§ TASK
Look through the data below. Pick out the lines holding the string "this".

§ EXERCISE INPUTS
◆ ◆ ◆

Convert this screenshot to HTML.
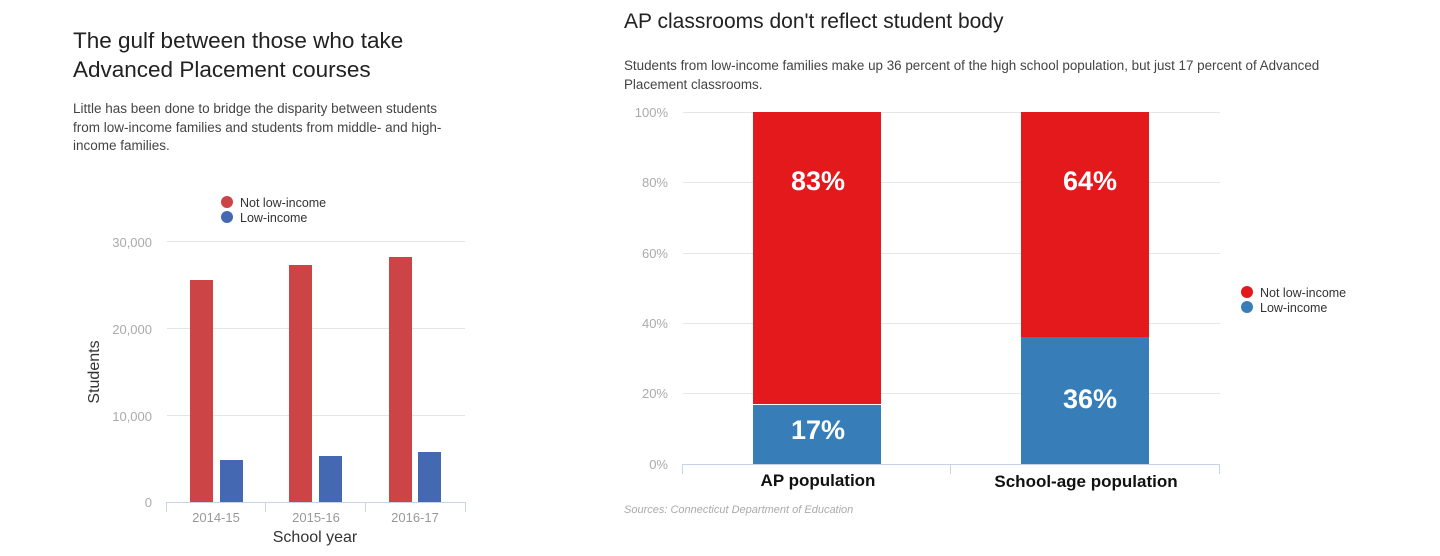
<!DOCTYPE html>
<html><head><meta charset="utf-8"><style>
body{margin:0;width:1440px;height:556px;background:#fff;position:relative;overflow:hidden;font-family:"Liberation Sans",sans-serif}
.a{position:absolute;white-space:nowrap}
</style></head><body>
<div class="a" style="left:73px;top:26px;font-size:22.5px;line-height:29px;color:#222">The gulf between those who take<br>Advanced Placement courses</div>
<div class="a" style="left:73px;top:100px;font-size:13.5px;line-height:18.5px;color:#444">Little has been done to bridge the disparity between students<br>from low-income families and students from middle- and high-<br>income families.</div>
<div class="a" style="left:624px;top:10px;font-size:21px;color:#222">AP classrooms don't reflect student body</div>
<div class="a" style="left:624px;top:57px;font-size:13.4px;line-height:18.5px;color:#444">Students from low-income families make up 36 percent of the high school population, but just 17 percent of Advanced<br>Placement classrooms.</div>
<svg class="a" style="left:0;top:0" width="1440" height="556" font-family="Liberation Sans, sans-serif">
<circle cx="227" cy="202" r="6" fill="#cc4446"/><text x="240" y="207" font-size="12.5" fill="#333">Not low-income</text>
<circle cx="227" cy="217" r="6" fill="#4469b2"/><text x="240" y="222" font-size="12.5" fill="#333">Low-income</text>
<g stroke="#e4e4e4"><line x1="167" x2="465" y1="241.5" y2="241.5"/><line x1="167" x2="465" y1="328.5" y2="328.5"/><line x1="167" x2="465" y1="415.5" y2="415.5"/></g>
<g font-size="13" fill="#aaa" text-anchor="end"><text x="152" y="247">30,000</text><text x="152" y="334">20,000</text><text x="152" y="421">10,000</text><text x="152" y="507">0</text></g>
<g fill="#cc4446"><rect x="190" y="280" width="23" height="222"/><rect x="289" y="265" width="23" height="237"/><rect x="389" y="257" width="23" height="245"/></g>
<g fill="#4469b2"><rect x="220" y="460" width="23" height="42"/><rect x="319" y="456" width="23" height="46"/><rect x="418" y="452" width="23" height="50"/></g>
<g stroke="#c8d3e6"><line x1="166" x2="466" y1="502.5" y2="502.5"/><line x1="166.5" x2="166.5" y1="502" y2="512"/><line x1="265.5" x2="265.5" y1="502" y2="512"/><line x1="365.5" x2="365.5" y1="502" y2="512"/><line x1="465.5" x2="465.5" y1="502" y2="512"/></g>
<g font-size="13" fill="#999" text-anchor="middle"><text x="216" y="522">2014-15</text><text x="316" y="522">2015-16</text><text x="415" y="522">2016-17</text></g>
<text x="315" y="542" font-size="16" fill="#333" text-anchor="middle">School year</text>
<text transform="translate(99,372) rotate(-90)" font-size="16" fill="#333" text-anchor="middle">Students</text>
<g stroke="#e6e6e6"><line x1="683" x2="1220" y1="112.5" y2="112.5"/><line x1="683" x2="1220" y1="182.5" y2="182.5"/><line x1="683" x2="1220" y1="253.5" y2="253.5"/><line x1="683" x2="1220" y1="323.5" y2="323.5"/><line x1="683" x2="1220" y1="393.5" y2="393.5"/></g>
<g font-size="13" fill="#aaa" text-anchor="end"><text x="668" y="117">100%</text><text x="668" y="187">80%</text><text x="668" y="258">60%</text><text x="668" y="328">40%</text><text x="668" y="398">20%</text><text x="668" y="469">0%</text></g>
<rect x="753" y="112" width="128" height="292" fill="#e3191c"/><rect x="753" y="405" width="128" height="59" fill="#377eb8"/>
<rect x="1021" y="112" width="128" height="225" fill="#e3191c"/><rect x="1021" y="337" width="128" height="127" fill="#377eb8"/>
<g font-size="27" font-weight="bold" fill="#fff" text-anchor="middle"><text x="818" y="190">83%</text><text x="818" y="439">17%</text><text x="1090" y="190">64%</text><text x="1090" y="408">36%</text></g>
<g stroke="#c8d3e6"><line x1="682" x2="1220" y1="464.5" y2="464.5"/><line x1="682.5" x2="682.5" y1="464" y2="474"/><line x1="950.5" x2="950.5" y1="464" y2="474"/><line x1="1219.5" x2="1219.5" y1="464" y2="474"/></g>
<g font-size="17" font-weight="bold" fill="#111" text-anchor="middle"><text x="818" y="486">AP population</text><text x="1086" y="487">School-age population</text></g>
<text x="624" y="513" font-size="11" font-style="italic" fill="#aaa">Sources: Connecticut Department of Education</text>
<circle cx="1247" cy="292" r="6" fill="#e3191c"/><text x="1260" y="297" font-size="12.5" fill="#333">Not low-income</text>
<circle cx="1247" cy="307" r="6" fill="#377eb8"/><text x="1260" y="312" font-size="12.5" fill="#333">Low-income</text>
</svg>
</body></html>
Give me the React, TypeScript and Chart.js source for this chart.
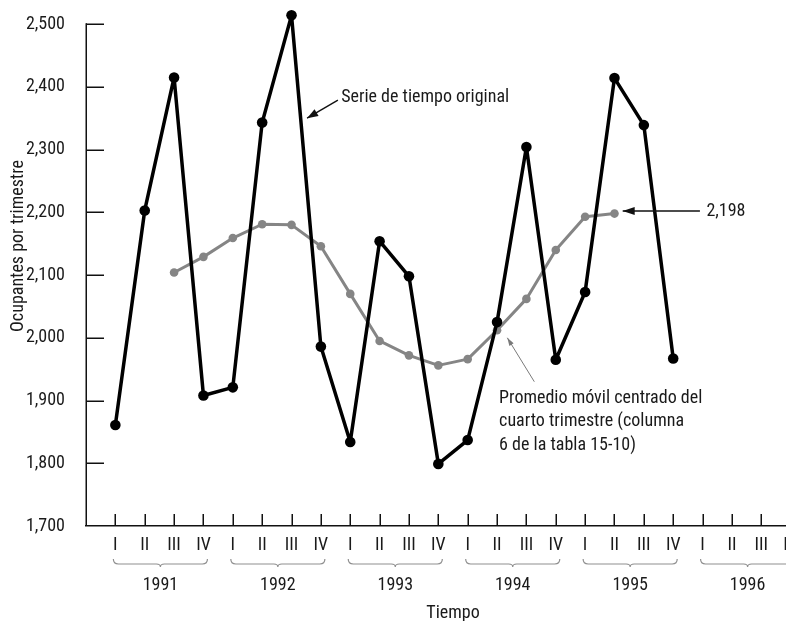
import { useEffect, useRef } from 'react';
import { Chart, registerables } from 'chart.js';

Chart.register(...registerables);

// ---- data ----
const quarterLabels = ['I', 'II', 'III', 'IV'];
const yearLabels = ['1991', '1992', '1993', '1994', '1995', '1996'];
// Quarterly occupancy, 1991 I .. 1995 IV
const originalSeries = [
  1861, 2203, 2415, 1908,
  1921, 2343, 2514, 1986,
  1834, 2154, 2098, 1799,
  1837, 2025, 2304, 1965,
  2073, 2414, 2339, 1967,
];
// Centered 4-quarter moving average, 1991 III .. 1995 II
const movingAverage = [
  2104, 2129,
  2159, 2181, 2180, 2146,
  2070, 1995, 1972, 1956,
  1966, 2012, 2062, 2140,
  2193, 2198,
];
const movingAverageStart = 2; // first quarter (index) with a centered average
const yTickValues = [1700, 1800, 1900, 2000, 2100, 2200, 2300, 2400, 2500];
const yHeadroom = 2530; // scale top, leaves room for the 2,514 peak
const lastValueLabel = '2,198';
const seriesLabel = 'Serie de tiempo original';
const averageLabelLines = [
  'Promedio móvil centrado del',
  'cuarto trimestre (columna',
  '6 de la tabla 15-10)',
];
const yTitle = 'Ocupantes por trimestre';
const xTitle = 'Tiempo';

const yMin = yTickValues[0];
const yMax = yTickValues[yTickValues.length - 1];

// ---- style ----
const FONT_FAMILY = '"Roboto Condensed", "Liberation Sans Narrow", "DejaVu Sans Condensed", sans-serif';
const FONT_SIZE = 18;
const TEXT = '#1a1a1a';
const AXIS = '#111111';
const GRAY = '#858585';
const BRACE = '#8f8f8f';

const decorPlugin = {
  id: 'decor',
  beforeDatasetsDraw(chart: any) {
    const { ctx, chartArea, scales } = chart;
    const x = scales.x;
    const y = scales.y;
    ctx.save();
    ctx.strokeStyle = AXIS;
    ctx.lineWidth = 1.5;
    // y axis line, from the lowest to the highest labelled tick
    ctx.beginPath();
    ctx.moveTo(chartArea.left + 0.25, y.getPixelForValue(yMin));
    ctx.lineTo(chartArea.left + 0.25, y.getPixelForValue(yMax) - 0.75);
    ctx.stroke();
    // inward y ticks
    yTickValues.slice(1).forEach((v) => {
      const py = Math.round(y.getPixelForValue(v)) + 0.25;
      ctx.beginPath();
      ctx.moveTo(chartArea.left, py);
      ctx.lineTo(chartArea.left + 18, py);
      ctx.stroke();
    });
    // upward x ticks
    const n = yearLabels.length * quarterLabels.length;
    for (let i = 0; i < n; i++) {
      const px = Math.round(x.getPixelForValue(i)) + 0.25;
      ctx.beginPath();
      ctx.moveTo(px, chartArea.bottom);
      ctx.lineTo(px, chartArea.bottom - 12);
      ctx.stroke();
    }
    ctx.restore();
  },
  afterDraw(chart: any) {
    const { ctx, chartArea, scales } = chart;
    const x = scales.x;
    const y = scales.y;
    const P = (xv: number, yv: number) => [x.getPixelForValue(xv), y.getPixelForValue(yv)];
    const font = `${FONT_SIZE}px ${FONT_FAMILY}`;
    ctx.save();

    // braces + years
    const b = chartArea.bottom;
    ctx.strokeStyle = BRACE;
    ctx.lineWidth = 1.2;
    ctx.fillStyle = TEXT;
    ctx.font = font;
    ctx.textAlign = 'center';
    ctx.textBaseline = 'middle';
    yearLabels.forEach((yr, k) => {
      const xa = x.getPixelForValue(k * 4);
      const xb = x.getPixelForValue(k * 4 + 3);
      const x0 = xa - 2;
      const x1 = xb + 4;
      const xm = (x0 + x1) / 2;
      const top = b + 33;
      const line = b + 38;
      const tip = b + 41;
      ctx.beginPath();
      ctx.moveTo(x0, top);
      ctx.quadraticCurveTo(x0, line, x0 + 5, line);
      ctx.lineTo(xm - 4, line);
      ctx.quadraticCurveTo(xm, line, xm, tip);
      ctx.quadraticCurveTo(xm, line, xm + 4, line);
      ctx.lineTo(x1 - 5, line);
      ctx.quadraticCurveTo(x1, line, x1, top);
      ctx.stroke();
      ctx.fillText(yr, (xa + xb) / 2 + 1, b + 59);
    });

    // y title
    ctx.save();
    ctx.translate(18, 246);
    ctx.rotate(-Math.PI / 2);
    ctx.textAlign = 'center';
    ctx.textBaseline = 'middle';
    ctx.fillText(yTitle, 0, 0);
    ctx.restore();

    const arrowHead = (tx: number, ty: number, fx: number, fy: number, len: number, half: number, color: string) => {
      const ang = Math.atan2(fy - ty, fx - tx);
      const ux = Math.cos(ang), uy = Math.sin(ang);
      const bx = tx + ux * len, by = ty + uy * len;
      ctx.beginPath();
      ctx.moveTo(tx, ty);
      ctx.lineTo(bx - uy * half, by + ux * half);
      ctx.lineTo(bx + uy * half, by - ux * half);
      ctx.closePath();
      ctx.fillStyle = color;
      ctx.fill();
    };

    // "Serie de tiempo original"
    ctx.textAlign = 'left';
    ctx.textBaseline = 'middle';
    ctx.fillStyle = TEXT;
    {
      const [tx, ty] = P(7.69, 2383);
      ctx.fillText(seriesLabel, tx, ty);
      const [ax, ay] = P(7.58, 2379);
      const [hx, hy] = P(6.53, 2350);
      ctx.strokeStyle = AXIS;
      ctx.lineWidth = 1.4;
      ctx.beginPath();
      ctx.moveTo(ax, ay);
      ctx.lineTo(hx, hy);
      ctx.stroke();
      arrowHead(hx, hy, ax, ay, 11, 4, AXIS);
    }

    // 2,198 label
    {
      const [tx, ty] = P(20.13, 2202);
      ctx.fillStyle = TEXT;
      ctx.fillText(lastValueLabel, tx, ty);
      const [ax] = P(19.91, 2202);
      const [hx] = P(17.28, 2202);
      ctx.strokeStyle = AXIS;
      ctx.lineWidth = 1.4;
      ctx.beginPath();
      ctx.moveTo(ax, ty);
      ctx.lineTo(hx, ty);
      ctx.stroke();
      arrowHead(hx, ty, ax, ty, 12, 4, AXIS);
    }

    // moving-average note
    {
      ctx.fillStyle = TEXT;
      const vals = [1904, 1866, 1829];
      averageLabelLines.forEach((ln, i) => {
        const [tx, ty] = P(13.07, vals[i]);
        ctx.fillText(ln, tx, ty);
      });
      const [ax, ay] = P(14.27, 1930);
      const [hx, hy] = P(13.35, 2000);
      ctx.strokeStyle = '#7a7a7a';
      ctx.lineWidth = 1;
      ctx.beginPath();
      ctx.moveTo(ax, ay);
      ctx.lineTo(hx, hy);
      ctx.stroke();
      arrowHead(hx, hy, ax, ay, 8, 2.5, '#7a7a7a');
    }

    ctx.restore();
  },
};

export default function App() {
  const ref = useRef<HTMLCanvasElement | null>(null);

  useEffect(() => {
    const canvas = ref.current;
    if (!canvas) return;
    const font = { family: FONT_FAMILY, size: FONT_SIZE };
    const originalPoints = originalSeries.map((v, i) => ({ x: i, y: v }));
    const averagePoints = movingAverage.map((v, i) => ({ x: i + movingAverageStart, y: v }));
    const nQuarters = yearLabels.length * quarterLabels.length;
    // keep 2,500 at the reference's axis top (y≈23) while the scale runs a bit higher
    const pxPerUnit = (526 - 23.3) / (yMax - yMin);
    const topPad = 23.3 - (yHeadroom - yMax) * pxPerUnit;

    const chart = new Chart(canvas, {
      type: 'line',
      data: {
        datasets: [
          {
            label: seriesLabel,
            data: originalPoints,
            borderColor: '#000000',
            backgroundColor: '#000000',
            borderWidth: 3.5,
            borderJoinStyle: 'round',
            pointRadius: 5.3,
            pointBorderWidth: 0,
            pointBackgroundColor: '#000000',
            tension: 0,
            clip: false,
          },
          {
            label: 'Promedio móvil',
            data: averagePoints,
            borderColor: GRAY,
            backgroundColor: GRAY,
            borderWidth: 3,
            borderJoinStyle: 'round',
            pointRadius: 4.3,
            pointBorderWidth: 0,
            pointBackgroundColor: GRAY,
            tension: 0,
            clip: false,
          },
        ],
      },
      options: {
        animation: false,
        responsive: false,
        devicePixelRatio: 1,
        layout: { padding: { top: topPad, right: 10, bottom: 0, left: 0 } },
        plugins: {
          legend: { display: false },
          tooltip: { enabled: false },
        },
        scales: {
          x: {
            type: 'linear',
            min: -1,
            max: nQuarters,
            afterFit: (s: any) => {
              s.height = 114;
              s.paddingLeft = 0;
              s.paddingRight = 0;
            },
            grid: { display: false },
            border: { display: true, color: AXIS, width: 1.5 },
            ticks: {
              stepSize: 1,
              autoSkip: false,
              maxRotation: 0,
              minRotation: 0,
              padding: 1,
              color: TEXT,
              font,
              callback: (v: any) => {
                const n = Number(v);
                return Number.isInteger(n) && n >= 0 && n < nQuarters ? quarterLabels[n % 4] : '';
              },
            },
            title: {
              display: true,
              text: xTitle,
              color: TEXT,
              font,
              padding: { top: 0, bottom: 16 },
            },
          },
          y: {
            type: 'linear',
            min: yMin,
            max: yHeadroom,
            afterBuildTicks: (s: any) => {
              s.ticks = yTickValues.map((v) => ({ value: v }));
            },
            afterFit: (s: any) => {
              s.width = 86;
              s.paddingTop = 0;
              s.paddingBottom = 0;
            },
            grid: { display: false },
            border: { display: false },
            ticks: {
              padding: 13,
              color: TEXT,
              font,
              callback: (v: any) => Number(v).toLocaleString('en-US'),
            },
          },
        },
      },
      plugins: [decorPlugin],
    });
    return () => chart.destroy();
  }, []);

  return (
    <div style={{ position: 'fixed', left: 0, top: 0, width: 786, height: 621, overflow: 'hidden', background: '#ffffff' }}>
      <canvas ref={ref} width={830} height={640} style={{ display: 'block', width: 830, height: 640 }} />
    </div>
  );
}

◆ ◆ ◆

§ RESPONSE
Convert this screenshot to HTML.
Give me the React, TypeScript and Chart.js source for this chart.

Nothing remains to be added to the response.